The reason the original query did not suffer from this problem is that the optimizer was able to obtain and infer more information about uniqueness and relationships than is expressed by the single unique index on the replacement temporary table.
All that said, I would probably abandon the idea of a merge join here. Merge join can be very efficient when one-to-many, serial, and ordered inputs do not require a sort. A many-to-many merge is much less efficient, since it uses a worktable to store, rewind, and reply duplicate join keys.
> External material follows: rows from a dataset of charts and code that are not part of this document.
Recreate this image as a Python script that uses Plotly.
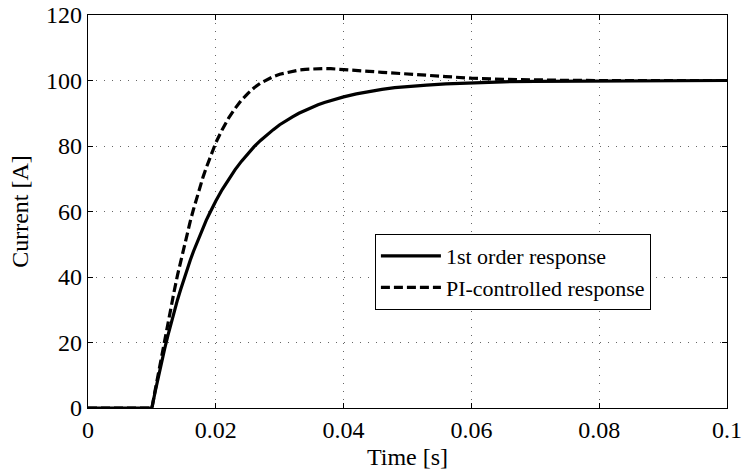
import plotly.graph_objects as go

# Time [s] and current [A]
t_first = [0.0, 0.010, 0.0105, 0.011, 0.0115, 0.012, 0.0125, 0.013, 0.0135, 0.014, 0.0145,
           0.015, 0.0155, 0.016, 0.0165, 0.017, 0.0175, 0.018, 0.0185, 0.019, 0.0195,
           0.020, 0.021, 0.022, 0.023, 0.024, 0.025, 0.026, 0.027, 0.028, 0.029,
           0.030, 0.031, 0.032, 0.033, 0.034, 0.035, 0.036, 0.037, 0.038, 0.039,
           0.040, 0.042, 0.044, 0.046, 0.048, 0.050, 0.053, 0.056, 0.060, 0.065,
           0.070, 0.080, 0.090, 0.100]
i_first = [0.0, 0.0, 4.9, 9.5, 13.9, 18.1, 22.1, 25.9, 29.5, 33.0, 36.2,
           39.3, 42.3, 45.1, 47.8, 50.3, 52.8, 55.1, 57.3, 59.3, 61.3,
           63.2, 66.7, 69.9, 72.7, 75.3, 77.7, 79.8, 81.7, 83.5, 85.0,
           86.5, 87.8, 88.9, 90.0, 90.9, 91.8, 92.6, 93.3, 93.9, 94.5,
           95.0, 95.9, 96.7, 97.3, 97.8, 98.2, 98.6, 99.0, 99.3, 99.6,
           99.75, 99.9, 99.97, 100.0]

t_pi = [0.0, 0.010, 0.0105, 0.011, 0.0115, 0.012, 0.0125, 0.013, 0.0135, 0.014, 0.0145,
        0.015, 0.0155, 0.016, 0.0165, 0.017, 0.0175, 0.018, 0.0185, 0.019, 0.0195,
        0.020, 0.021, 0.022, 0.023, 0.024, 0.025, 0.026, 0.027, 0.028, 0.029,
        0.030, 0.031, 0.032, 0.033, 0.034, 0.035, 0.036, 0.037, 0.038, 0.039,
        0.040, 0.042, 0.044, 0.046, 0.048, 0.050, 0.053, 0.056, 0.060, 0.065,
        0.070, 0.075, 0.080, 0.090, 0.100]
i_pi = [0.0, 0.0, 5.3, 10.5, 15.8, 21.0, 26.0, 31.0, 35.8, 40.5, 44.8,
        49.0, 53.1, 57.0, 60.6, 64.0, 67.3, 70.5, 73.3, 76.0, 78.6,
        81.0, 85.0, 88.5, 91.4, 94.0, 96.0, 97.8, 99.2, 100.3, 101.2,
        101.9, 102.4, 102.9, 103.2, 103.4, 103.55, 103.6, 103.65, 103.6, 103.5,
        103.4, 103.1, 102.8, 102.5, 102.3, 102.0, 101.6, 101.2, 100.7, 100.35,
        100.15, 100.05, 100.0, 100.0, 100.0]

x_ticks = [0, 0.02, 0.04, 0.06, 0.08, 0.1]
x_labels = ["0", "0.02", "0.04", "0.06", "0.08", "0.1"]
y_ticks = [0, 20, 40, 60, 80, 100, 120]
y_labels = ["0", "20", "40", "60", "80", "100", "120"]

font_family = "Liberation Serif, Times New Roman, serif"

fig = go.Figure()
fig.add_trace(go.Scatter(x=t_first, y=i_first, mode="lines", name="1st order response",
                         line=dict(color="black", width=3.2)))
fig.add_trace(go.Scatter(x=t_pi, y=i_pi, mode="lines", name="PI-controlled response",
                         line=dict(color="black", width=3.2, dash="9px,4px")))

axis_common = dict(
    showline=True, linecolor="black", linewidth=1.3, mirror="ticks",
    ticks="inside", ticklen=5, tickcolor="black", tickwidth=1,
    showgrid=True, gridcolor="#666", gridwidth=1, griddash="1px,7px",
    zeroline=False, automargin=False,
    tickfont=dict(family=font_family, size=24, color="black"),
)

fig.update_xaxes(range=[0, 0.1], tickvals=x_ticks, ticktext=x_labels,
                 title=dict(text="Time [s]", font=dict(family=font_family, size=24, color="black"),
                            standoff=6),
                 **axis_common)
fig.update_yaxes(range=[0, 120], tickvals=y_ticks, ticktext=y_labels,
                 title=dict(text="Current [A]", font=dict(family=font_family, size=24, color="black"),
                            standoff=10),
                 **axis_common)

fig.update_layout(
    width=742, height=470,
    margin=dict(l=88, r=15, t=15, b=62),
    font=dict(family=font_family, size=24, color="black"),
    paper_bgcolor="white", plot_bgcolor="white",
    showlegend=True,
    legend=dict(x=0.449, y=0.4427, xanchor="left", yanchor="top",
                bgcolor="white", bordercolor="black", borderwidth=1,
                font=dict(family=font_family, size=22, color="black"),
                itemwidth=60, tracegroupgap=0),
)

fig.write_html("out.html")
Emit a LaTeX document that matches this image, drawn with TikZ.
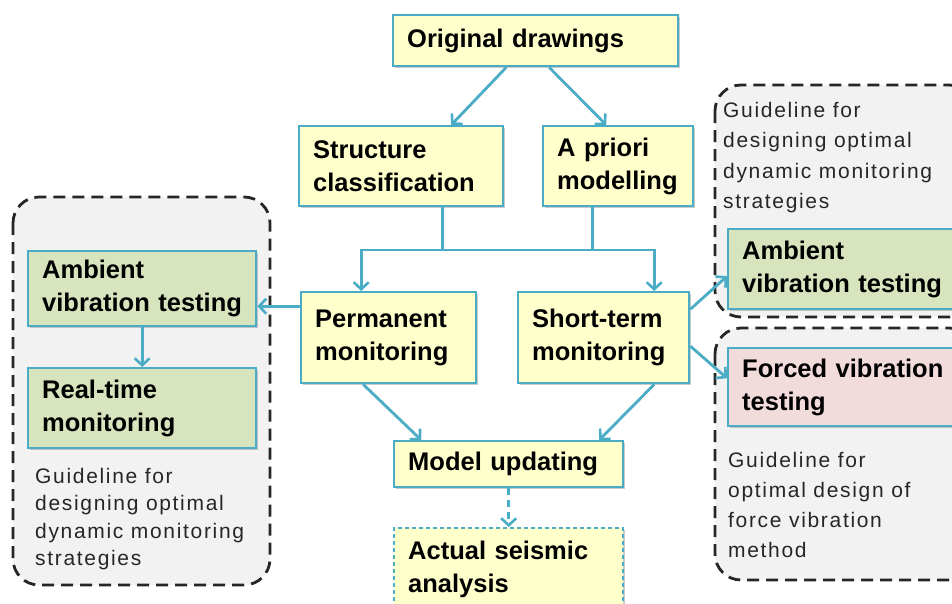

I would look to write a simpler query that does not require a join hint, probably based on cross apply. The basic idea would be to join accounts and securities to the static rows, then expand that for the extra detail rows in the daily table. The question isn't clear enough to me to attempt writing that query, and this site is more about execution plans than query writing anyway. You could ask for query writing help on Database Administrators Stack Exchange.